* **AIM**
Gather up every line from the entries below that uses the word "this".

Stored data entries:
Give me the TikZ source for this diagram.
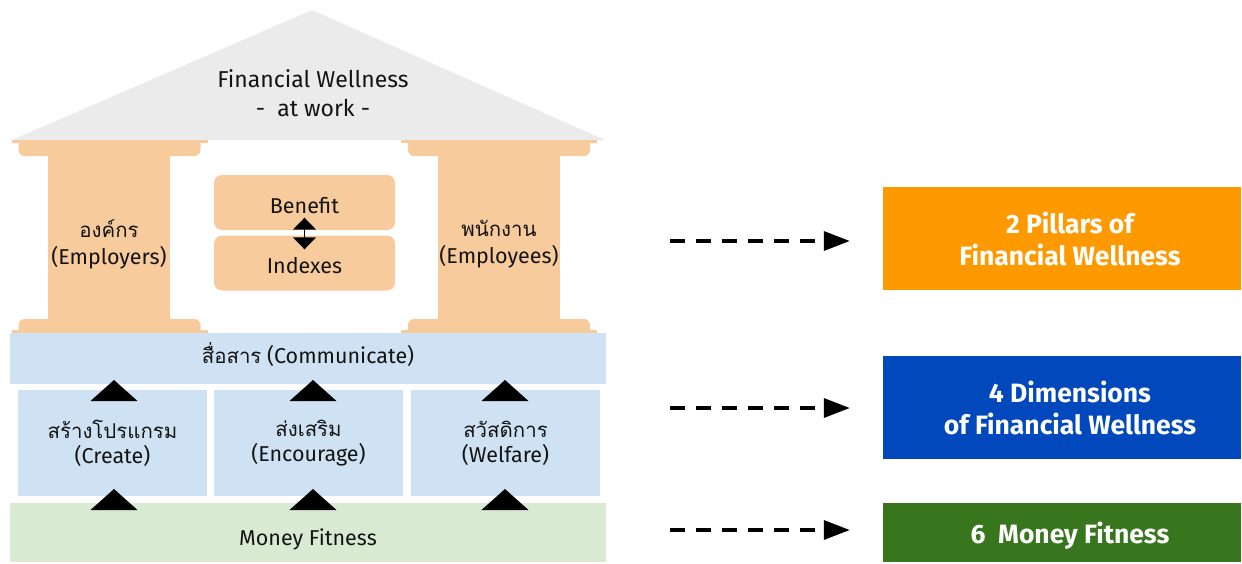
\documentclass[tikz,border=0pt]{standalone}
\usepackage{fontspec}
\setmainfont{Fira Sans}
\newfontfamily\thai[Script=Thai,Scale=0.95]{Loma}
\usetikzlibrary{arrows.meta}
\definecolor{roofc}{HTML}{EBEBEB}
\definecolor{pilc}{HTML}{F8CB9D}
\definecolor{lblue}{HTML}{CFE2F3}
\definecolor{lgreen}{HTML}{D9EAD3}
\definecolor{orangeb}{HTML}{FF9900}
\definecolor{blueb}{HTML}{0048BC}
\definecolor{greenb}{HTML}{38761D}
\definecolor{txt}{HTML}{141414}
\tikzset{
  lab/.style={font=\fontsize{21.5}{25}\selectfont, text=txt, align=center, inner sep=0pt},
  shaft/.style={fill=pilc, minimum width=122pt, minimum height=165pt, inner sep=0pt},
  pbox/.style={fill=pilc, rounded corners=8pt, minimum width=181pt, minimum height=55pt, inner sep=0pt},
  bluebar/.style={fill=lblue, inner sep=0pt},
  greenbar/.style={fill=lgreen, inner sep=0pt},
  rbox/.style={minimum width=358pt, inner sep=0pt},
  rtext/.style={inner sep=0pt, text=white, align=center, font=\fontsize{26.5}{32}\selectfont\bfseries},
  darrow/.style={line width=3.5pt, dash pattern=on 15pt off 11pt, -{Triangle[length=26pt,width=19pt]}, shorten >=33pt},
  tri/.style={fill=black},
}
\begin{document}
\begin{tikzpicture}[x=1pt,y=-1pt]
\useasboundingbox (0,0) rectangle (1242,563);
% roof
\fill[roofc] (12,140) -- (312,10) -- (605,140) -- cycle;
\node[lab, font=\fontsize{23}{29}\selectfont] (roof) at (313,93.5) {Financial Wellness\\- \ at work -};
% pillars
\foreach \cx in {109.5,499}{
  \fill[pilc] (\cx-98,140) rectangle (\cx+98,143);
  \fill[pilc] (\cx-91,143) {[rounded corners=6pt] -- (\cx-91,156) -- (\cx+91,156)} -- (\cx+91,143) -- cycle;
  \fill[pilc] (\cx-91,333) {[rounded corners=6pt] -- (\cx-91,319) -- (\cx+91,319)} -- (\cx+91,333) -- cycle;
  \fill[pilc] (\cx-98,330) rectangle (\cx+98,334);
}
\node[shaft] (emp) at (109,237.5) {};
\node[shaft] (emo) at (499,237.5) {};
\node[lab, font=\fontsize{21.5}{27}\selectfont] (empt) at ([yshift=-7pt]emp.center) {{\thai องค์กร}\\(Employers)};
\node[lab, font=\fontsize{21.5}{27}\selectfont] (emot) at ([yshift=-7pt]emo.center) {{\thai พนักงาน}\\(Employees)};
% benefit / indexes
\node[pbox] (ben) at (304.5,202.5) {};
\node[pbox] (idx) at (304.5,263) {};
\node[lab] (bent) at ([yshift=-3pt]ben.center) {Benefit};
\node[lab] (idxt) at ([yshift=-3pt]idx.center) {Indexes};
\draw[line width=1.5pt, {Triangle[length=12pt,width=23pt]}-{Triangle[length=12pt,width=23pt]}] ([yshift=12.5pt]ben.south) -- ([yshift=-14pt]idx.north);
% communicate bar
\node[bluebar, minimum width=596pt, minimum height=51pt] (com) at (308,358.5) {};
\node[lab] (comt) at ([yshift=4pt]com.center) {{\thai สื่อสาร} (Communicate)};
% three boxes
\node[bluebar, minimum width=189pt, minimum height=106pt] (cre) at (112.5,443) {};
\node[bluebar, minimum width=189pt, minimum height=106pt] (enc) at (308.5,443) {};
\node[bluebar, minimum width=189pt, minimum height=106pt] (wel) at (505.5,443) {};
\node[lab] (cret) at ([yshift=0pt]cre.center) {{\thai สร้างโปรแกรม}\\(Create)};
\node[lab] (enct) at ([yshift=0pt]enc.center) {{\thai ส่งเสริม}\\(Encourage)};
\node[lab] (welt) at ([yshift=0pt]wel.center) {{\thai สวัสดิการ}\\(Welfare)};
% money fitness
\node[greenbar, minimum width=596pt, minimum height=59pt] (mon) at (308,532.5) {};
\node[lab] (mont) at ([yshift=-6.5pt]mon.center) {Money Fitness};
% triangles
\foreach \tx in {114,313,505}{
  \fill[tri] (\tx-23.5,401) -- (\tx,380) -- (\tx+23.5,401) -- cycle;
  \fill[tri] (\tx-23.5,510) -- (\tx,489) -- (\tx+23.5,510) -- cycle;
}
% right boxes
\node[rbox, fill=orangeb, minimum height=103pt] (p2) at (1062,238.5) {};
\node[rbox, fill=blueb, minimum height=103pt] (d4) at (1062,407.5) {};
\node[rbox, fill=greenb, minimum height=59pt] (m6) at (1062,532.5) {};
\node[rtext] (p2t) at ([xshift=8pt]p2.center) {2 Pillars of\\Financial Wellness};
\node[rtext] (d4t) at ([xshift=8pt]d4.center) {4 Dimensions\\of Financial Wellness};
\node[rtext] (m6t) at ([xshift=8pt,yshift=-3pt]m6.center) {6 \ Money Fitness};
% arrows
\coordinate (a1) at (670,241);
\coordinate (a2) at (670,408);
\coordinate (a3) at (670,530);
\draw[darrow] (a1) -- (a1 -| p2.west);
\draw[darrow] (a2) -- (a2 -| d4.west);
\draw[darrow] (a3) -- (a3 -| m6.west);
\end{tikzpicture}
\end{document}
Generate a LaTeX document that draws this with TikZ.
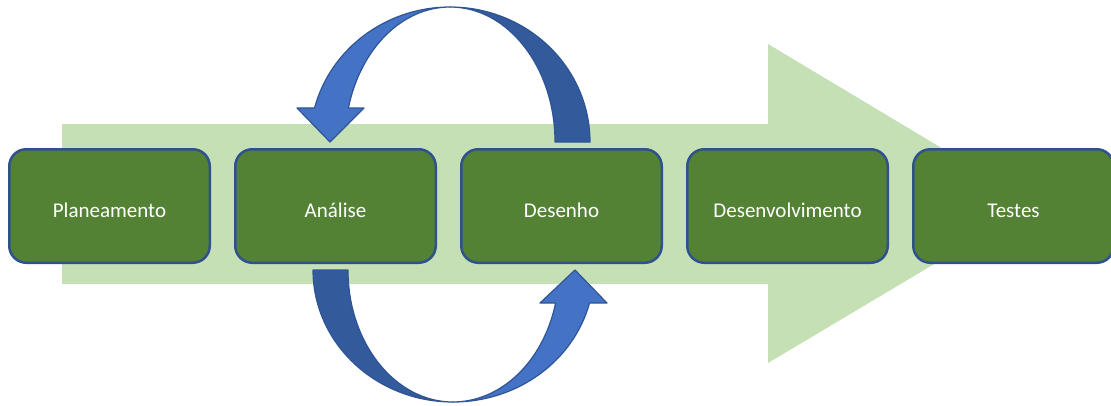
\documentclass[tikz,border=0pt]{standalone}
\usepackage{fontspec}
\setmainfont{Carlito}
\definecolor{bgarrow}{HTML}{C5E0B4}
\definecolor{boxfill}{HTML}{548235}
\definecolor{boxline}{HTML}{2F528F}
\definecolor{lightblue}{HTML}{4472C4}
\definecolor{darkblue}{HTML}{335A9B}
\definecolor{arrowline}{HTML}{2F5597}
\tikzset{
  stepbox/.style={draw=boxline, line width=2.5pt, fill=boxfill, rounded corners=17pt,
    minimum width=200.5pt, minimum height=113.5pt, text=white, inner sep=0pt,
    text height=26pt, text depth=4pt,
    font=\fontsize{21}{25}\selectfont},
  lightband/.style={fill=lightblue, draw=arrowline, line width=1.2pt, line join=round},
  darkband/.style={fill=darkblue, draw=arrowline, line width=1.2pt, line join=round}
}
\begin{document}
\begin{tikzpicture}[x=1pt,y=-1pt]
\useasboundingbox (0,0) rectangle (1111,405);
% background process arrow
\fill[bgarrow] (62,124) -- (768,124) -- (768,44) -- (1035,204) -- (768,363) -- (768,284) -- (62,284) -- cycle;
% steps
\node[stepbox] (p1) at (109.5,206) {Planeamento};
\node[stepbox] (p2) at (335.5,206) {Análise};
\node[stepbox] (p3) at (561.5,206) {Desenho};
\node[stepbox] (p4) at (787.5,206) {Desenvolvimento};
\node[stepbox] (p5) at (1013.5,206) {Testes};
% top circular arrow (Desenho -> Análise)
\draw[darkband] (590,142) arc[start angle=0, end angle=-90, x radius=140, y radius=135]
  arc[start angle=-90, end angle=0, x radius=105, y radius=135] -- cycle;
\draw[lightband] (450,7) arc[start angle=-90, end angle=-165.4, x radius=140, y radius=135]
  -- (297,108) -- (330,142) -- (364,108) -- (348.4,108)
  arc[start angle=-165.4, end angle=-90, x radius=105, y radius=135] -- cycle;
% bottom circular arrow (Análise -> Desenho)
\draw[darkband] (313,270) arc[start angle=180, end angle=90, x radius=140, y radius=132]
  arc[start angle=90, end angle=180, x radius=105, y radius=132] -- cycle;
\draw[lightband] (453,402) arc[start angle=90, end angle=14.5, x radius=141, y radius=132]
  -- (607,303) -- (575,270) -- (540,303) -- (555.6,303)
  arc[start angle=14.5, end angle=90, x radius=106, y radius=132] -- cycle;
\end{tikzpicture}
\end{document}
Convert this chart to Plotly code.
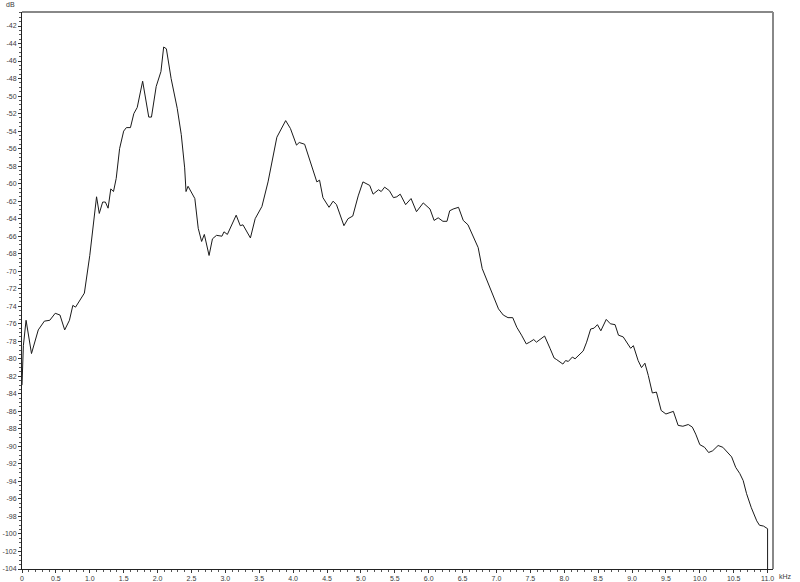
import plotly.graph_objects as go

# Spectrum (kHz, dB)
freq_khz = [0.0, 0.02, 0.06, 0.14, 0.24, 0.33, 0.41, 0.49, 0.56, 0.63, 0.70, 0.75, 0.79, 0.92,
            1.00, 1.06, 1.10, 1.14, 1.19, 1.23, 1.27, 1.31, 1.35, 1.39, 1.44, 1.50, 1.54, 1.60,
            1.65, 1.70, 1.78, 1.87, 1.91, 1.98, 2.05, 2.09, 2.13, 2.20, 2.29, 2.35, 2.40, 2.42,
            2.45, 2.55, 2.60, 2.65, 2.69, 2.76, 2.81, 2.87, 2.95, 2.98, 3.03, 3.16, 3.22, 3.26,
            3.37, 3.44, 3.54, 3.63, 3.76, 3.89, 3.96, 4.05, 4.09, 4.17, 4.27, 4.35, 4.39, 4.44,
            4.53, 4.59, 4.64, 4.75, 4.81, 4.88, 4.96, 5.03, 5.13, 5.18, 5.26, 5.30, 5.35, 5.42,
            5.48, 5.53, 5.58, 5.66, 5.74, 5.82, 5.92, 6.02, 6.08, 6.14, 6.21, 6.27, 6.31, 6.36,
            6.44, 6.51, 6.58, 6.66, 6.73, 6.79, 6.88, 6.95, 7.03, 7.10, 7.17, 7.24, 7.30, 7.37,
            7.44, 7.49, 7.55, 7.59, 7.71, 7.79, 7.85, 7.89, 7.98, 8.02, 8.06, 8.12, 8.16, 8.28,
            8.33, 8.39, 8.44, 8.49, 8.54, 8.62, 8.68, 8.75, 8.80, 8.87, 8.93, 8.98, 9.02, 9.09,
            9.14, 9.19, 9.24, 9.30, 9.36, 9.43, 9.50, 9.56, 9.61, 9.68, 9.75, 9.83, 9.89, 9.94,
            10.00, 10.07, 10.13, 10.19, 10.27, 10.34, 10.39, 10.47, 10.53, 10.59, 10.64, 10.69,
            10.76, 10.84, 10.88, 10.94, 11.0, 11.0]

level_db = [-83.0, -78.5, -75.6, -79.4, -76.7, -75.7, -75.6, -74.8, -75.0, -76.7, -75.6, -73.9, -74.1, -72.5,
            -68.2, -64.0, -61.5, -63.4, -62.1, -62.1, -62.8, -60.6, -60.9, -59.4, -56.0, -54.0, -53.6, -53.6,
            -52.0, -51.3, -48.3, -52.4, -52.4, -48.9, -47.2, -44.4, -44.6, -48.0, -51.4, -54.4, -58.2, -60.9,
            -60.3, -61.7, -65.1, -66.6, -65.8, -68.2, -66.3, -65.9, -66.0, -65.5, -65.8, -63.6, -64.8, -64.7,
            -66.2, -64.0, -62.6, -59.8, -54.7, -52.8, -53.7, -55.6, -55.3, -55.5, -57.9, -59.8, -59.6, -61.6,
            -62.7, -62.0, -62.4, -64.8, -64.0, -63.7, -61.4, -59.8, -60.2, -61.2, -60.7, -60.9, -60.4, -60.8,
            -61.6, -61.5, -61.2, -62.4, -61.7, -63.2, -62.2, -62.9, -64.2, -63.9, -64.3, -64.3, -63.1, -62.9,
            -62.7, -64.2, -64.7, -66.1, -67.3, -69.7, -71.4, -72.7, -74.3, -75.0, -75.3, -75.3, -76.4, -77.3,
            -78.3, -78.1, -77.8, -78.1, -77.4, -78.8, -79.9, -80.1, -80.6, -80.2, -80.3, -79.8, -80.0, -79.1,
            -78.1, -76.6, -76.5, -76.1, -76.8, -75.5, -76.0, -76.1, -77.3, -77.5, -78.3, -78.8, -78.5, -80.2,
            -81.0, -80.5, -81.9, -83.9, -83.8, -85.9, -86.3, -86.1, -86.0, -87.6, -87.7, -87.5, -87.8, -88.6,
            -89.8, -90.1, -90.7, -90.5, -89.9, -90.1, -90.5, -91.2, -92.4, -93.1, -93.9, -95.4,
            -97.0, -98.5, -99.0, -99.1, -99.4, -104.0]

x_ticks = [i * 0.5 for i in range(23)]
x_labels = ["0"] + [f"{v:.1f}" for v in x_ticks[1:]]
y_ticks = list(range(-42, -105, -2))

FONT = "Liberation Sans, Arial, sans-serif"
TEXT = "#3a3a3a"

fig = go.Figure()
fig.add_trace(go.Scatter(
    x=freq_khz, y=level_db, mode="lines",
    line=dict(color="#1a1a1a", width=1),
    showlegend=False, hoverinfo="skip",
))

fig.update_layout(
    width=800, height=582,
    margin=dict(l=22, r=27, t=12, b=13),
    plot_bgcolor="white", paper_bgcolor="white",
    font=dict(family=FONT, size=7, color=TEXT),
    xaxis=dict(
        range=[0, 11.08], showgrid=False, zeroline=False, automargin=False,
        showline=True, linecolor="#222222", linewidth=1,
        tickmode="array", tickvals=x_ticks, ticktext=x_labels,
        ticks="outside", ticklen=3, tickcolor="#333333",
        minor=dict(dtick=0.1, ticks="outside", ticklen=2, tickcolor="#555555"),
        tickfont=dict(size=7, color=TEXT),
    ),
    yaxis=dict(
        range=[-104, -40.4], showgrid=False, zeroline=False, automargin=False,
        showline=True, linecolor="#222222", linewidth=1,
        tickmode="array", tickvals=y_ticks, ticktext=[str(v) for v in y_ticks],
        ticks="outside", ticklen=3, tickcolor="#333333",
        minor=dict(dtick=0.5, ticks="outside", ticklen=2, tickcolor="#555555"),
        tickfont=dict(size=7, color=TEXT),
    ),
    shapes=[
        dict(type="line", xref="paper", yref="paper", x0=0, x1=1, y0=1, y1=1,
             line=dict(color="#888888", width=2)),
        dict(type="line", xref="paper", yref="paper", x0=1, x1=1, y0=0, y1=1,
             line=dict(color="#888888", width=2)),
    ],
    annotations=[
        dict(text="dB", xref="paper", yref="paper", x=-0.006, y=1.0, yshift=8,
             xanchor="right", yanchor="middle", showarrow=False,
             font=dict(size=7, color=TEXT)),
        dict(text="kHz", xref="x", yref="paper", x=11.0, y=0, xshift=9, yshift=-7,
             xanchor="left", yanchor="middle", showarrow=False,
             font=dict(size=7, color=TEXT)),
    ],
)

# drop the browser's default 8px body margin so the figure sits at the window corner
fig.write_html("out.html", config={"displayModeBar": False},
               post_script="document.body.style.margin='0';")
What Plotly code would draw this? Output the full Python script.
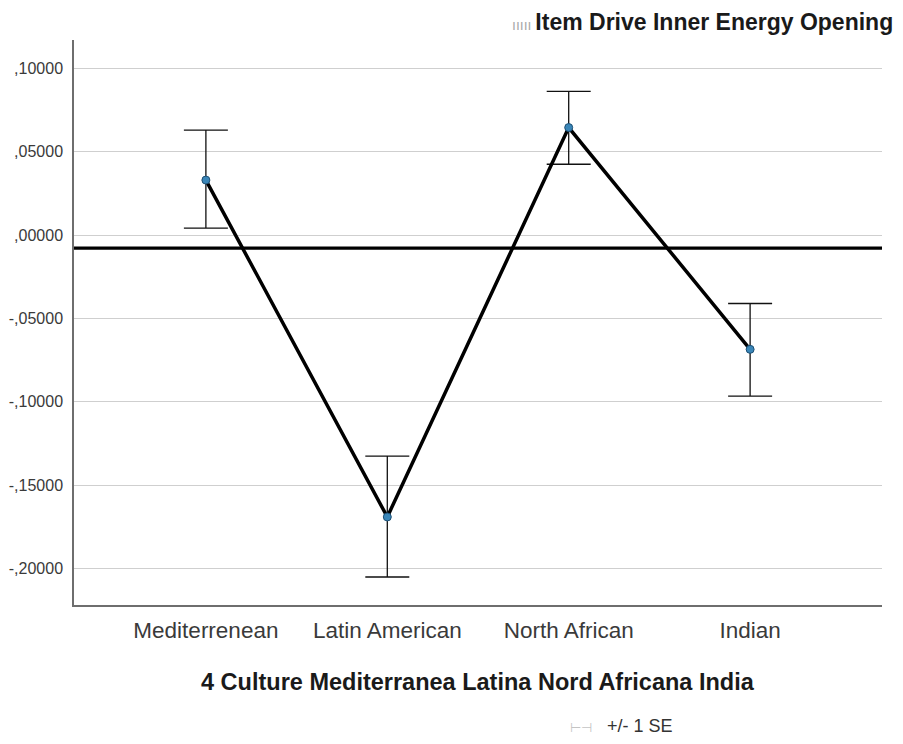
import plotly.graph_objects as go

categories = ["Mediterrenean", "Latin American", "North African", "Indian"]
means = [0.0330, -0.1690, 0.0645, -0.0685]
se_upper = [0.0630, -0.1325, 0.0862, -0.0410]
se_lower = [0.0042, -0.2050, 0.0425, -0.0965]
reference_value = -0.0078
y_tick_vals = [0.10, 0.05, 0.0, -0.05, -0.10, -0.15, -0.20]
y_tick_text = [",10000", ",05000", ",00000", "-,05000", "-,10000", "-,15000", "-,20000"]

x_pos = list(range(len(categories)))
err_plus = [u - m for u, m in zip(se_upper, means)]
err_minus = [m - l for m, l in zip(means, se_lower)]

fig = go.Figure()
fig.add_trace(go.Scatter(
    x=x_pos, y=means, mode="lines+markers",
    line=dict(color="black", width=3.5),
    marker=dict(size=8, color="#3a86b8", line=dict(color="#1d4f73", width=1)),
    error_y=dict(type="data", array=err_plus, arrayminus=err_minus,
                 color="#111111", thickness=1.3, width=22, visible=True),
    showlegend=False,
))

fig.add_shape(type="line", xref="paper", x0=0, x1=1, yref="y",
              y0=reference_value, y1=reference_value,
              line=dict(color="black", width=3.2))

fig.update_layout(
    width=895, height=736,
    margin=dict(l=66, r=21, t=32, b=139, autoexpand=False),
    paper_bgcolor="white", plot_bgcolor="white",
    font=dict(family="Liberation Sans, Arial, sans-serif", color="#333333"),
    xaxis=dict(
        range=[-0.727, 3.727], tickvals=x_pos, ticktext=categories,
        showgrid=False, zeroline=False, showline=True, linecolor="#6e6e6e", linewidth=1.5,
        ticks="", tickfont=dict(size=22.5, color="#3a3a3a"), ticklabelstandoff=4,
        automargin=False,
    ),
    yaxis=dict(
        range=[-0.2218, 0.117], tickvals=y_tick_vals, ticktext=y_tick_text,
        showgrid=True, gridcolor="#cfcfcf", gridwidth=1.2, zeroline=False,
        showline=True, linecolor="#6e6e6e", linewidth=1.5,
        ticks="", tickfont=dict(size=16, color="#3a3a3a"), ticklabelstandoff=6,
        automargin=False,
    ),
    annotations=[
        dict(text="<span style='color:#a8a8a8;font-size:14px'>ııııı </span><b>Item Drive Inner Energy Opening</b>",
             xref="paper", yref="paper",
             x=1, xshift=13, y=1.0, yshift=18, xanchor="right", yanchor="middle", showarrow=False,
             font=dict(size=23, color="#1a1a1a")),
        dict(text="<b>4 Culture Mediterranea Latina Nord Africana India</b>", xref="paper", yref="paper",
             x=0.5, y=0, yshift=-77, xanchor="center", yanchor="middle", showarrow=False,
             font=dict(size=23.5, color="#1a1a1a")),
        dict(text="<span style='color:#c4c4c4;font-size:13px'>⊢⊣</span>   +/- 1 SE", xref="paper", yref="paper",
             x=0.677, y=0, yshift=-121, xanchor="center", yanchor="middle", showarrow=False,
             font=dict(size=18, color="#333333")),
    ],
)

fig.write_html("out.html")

* **EXERCISE OUTPUT**
Give me the TikZ source for this diagram.
Generate a LaTeX document that draws this with TikZ.
Convert this chart to Plotly code.
What Plotly code would draw this? Output the full Python script.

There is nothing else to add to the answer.